平壌市内の通り。市民らは平穏な生活を送っている

 市内を回ってみると、105階のホテルや10万世帯アパートなどあちこちで建造物の建設が急ピッチですすんでいるのがひと目で確認できる。街は早朝から出勤する市民でごったかえす。市民らは2012年に強盛大国の大門を開くことを目標に一丸となって励んでいる。

 また、朝鮮が44年ぶりの出場を果たしたW杯の話題で大いに沸いた。

 日曜日の大同江のほとりには、将棋や釣り、読書などに興じる老若男女の姿がある。バーベキューを楽しむ家族や肩を寄せ合う恋人たちの姿も見られる。平穏そのものだ。

 今年も日本各地の朝鮮高級学校生徒らが祖国を訪問しているが、ほとんどの生徒が宿泊先の平壌ホテルに着くなり従業員らの大歓迎を受け「緊張感はいっぺんになくなる」と話している。

 祖国訪問に先立ち、本人たちよりも保護者らが「戦争情勢」の朝鮮半島に子どもを送ることを心配したという。

 神奈川朝高の生徒は、「祖国の人民らはかえって日本当局の弾圧の中で暮らす私たちと総聯のことを心配してくれ、どこに行っても私たちを歓迎してくれた。朝鮮国内の雰囲気や明るくふるまってくれる人民の姿に不安はふっ飛んだ」と話していた。

 生徒らに祖国訪問で一番印象深かったことを聞くと、「軍人との出会い」だと口をそろえる。

 北と南が対峙している板門店にいる祖国の軍人は、最近、以前の軍帽からヘルメットに変わった。軍事境界線には確かに緊張感が漂っていたという。

 「祖国はわれわれが守る。安心して楽しく意義ある祖国訪問になることを願う」

 生徒らは、軍人のこの言葉がとてもありがたかったと話しながら、「世界のどの軍隊もこのようなことは言ってくれないだろう」「ここが私たちの祖国だということをあらためて思った」と感想を述べていた。

韓牧師の訪北

 歴史的な6.15共同宣言発表から10周年という節目を迎えた今年の6月、平壌は6.15共同宣言実践民族共同委員会の北、南、海外側が準備してきた民族共同行事で盛り上がるはずだった。しかし、南当局の妨害で実現されず分散開催となった。

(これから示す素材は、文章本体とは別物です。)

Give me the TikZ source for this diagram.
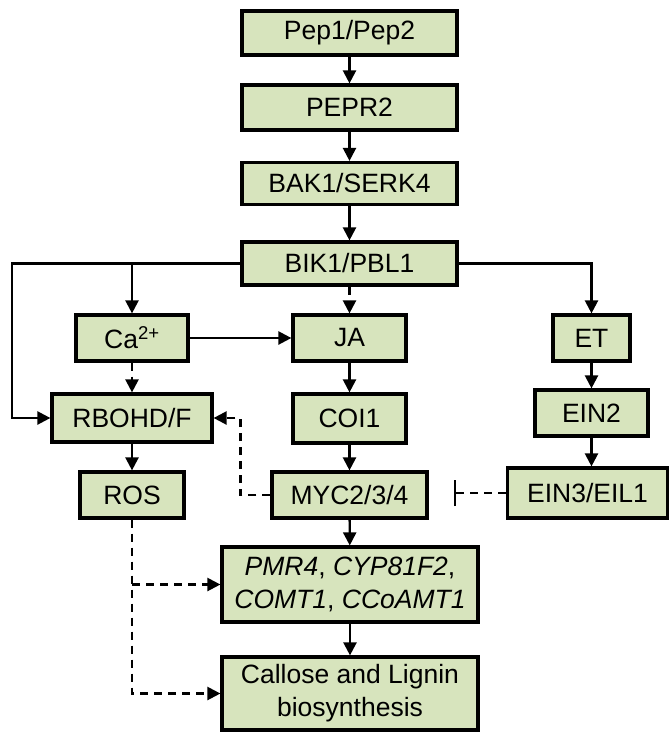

 平壌では6.15発表10周年記念平壌市報告会と中央写真展などが行われた。

 南からの唯一の行事参加者は、韓国進歩連帯常任顧問の韓相烈牧師だった。「6.15を復活させるため」に12日、中国・北京を経由して北を訪問した。南当局の許可は受けなかった。国内で「南朝鮮の統一人士」(朝鮮中央通信)と紹介されている牧師は、訪れる先々で歓迎を受けている。

 牧師も朝鮮の平和志向を感じ取ったという。牧師は、22日に行われた内外記者との会見で、「北は本当に平和を渇望している。戦争の危機の中でも平和意志が明らかだということを今回も確認できた」と話した。

 朝鮮では「戦争情勢」の中、今年も延べ10万人が出演する大マスゲームと芸術公演「アリラン」が行われる。

 これは、100年の朝鮮民族史を描いた作品で、祖国の平和統一、世界平和を願う朝鮮の志向をアピールする。平和の大祭典としても広く知られている。

 現在、メーデースタジアム周辺や金日成広場などの各広場ではその準備が盛んだ。

 「アリラン」公演国家準備委員会の関係者は、「われわれは平和を愛する。平和と統一を妨害する者たちに核爆弾を落とすという気持ちで、公演成功のため奮発している」と述べながら、「一心団結の威力と高尚な平和、統一意志を全世界にアピールするだろう」と話した。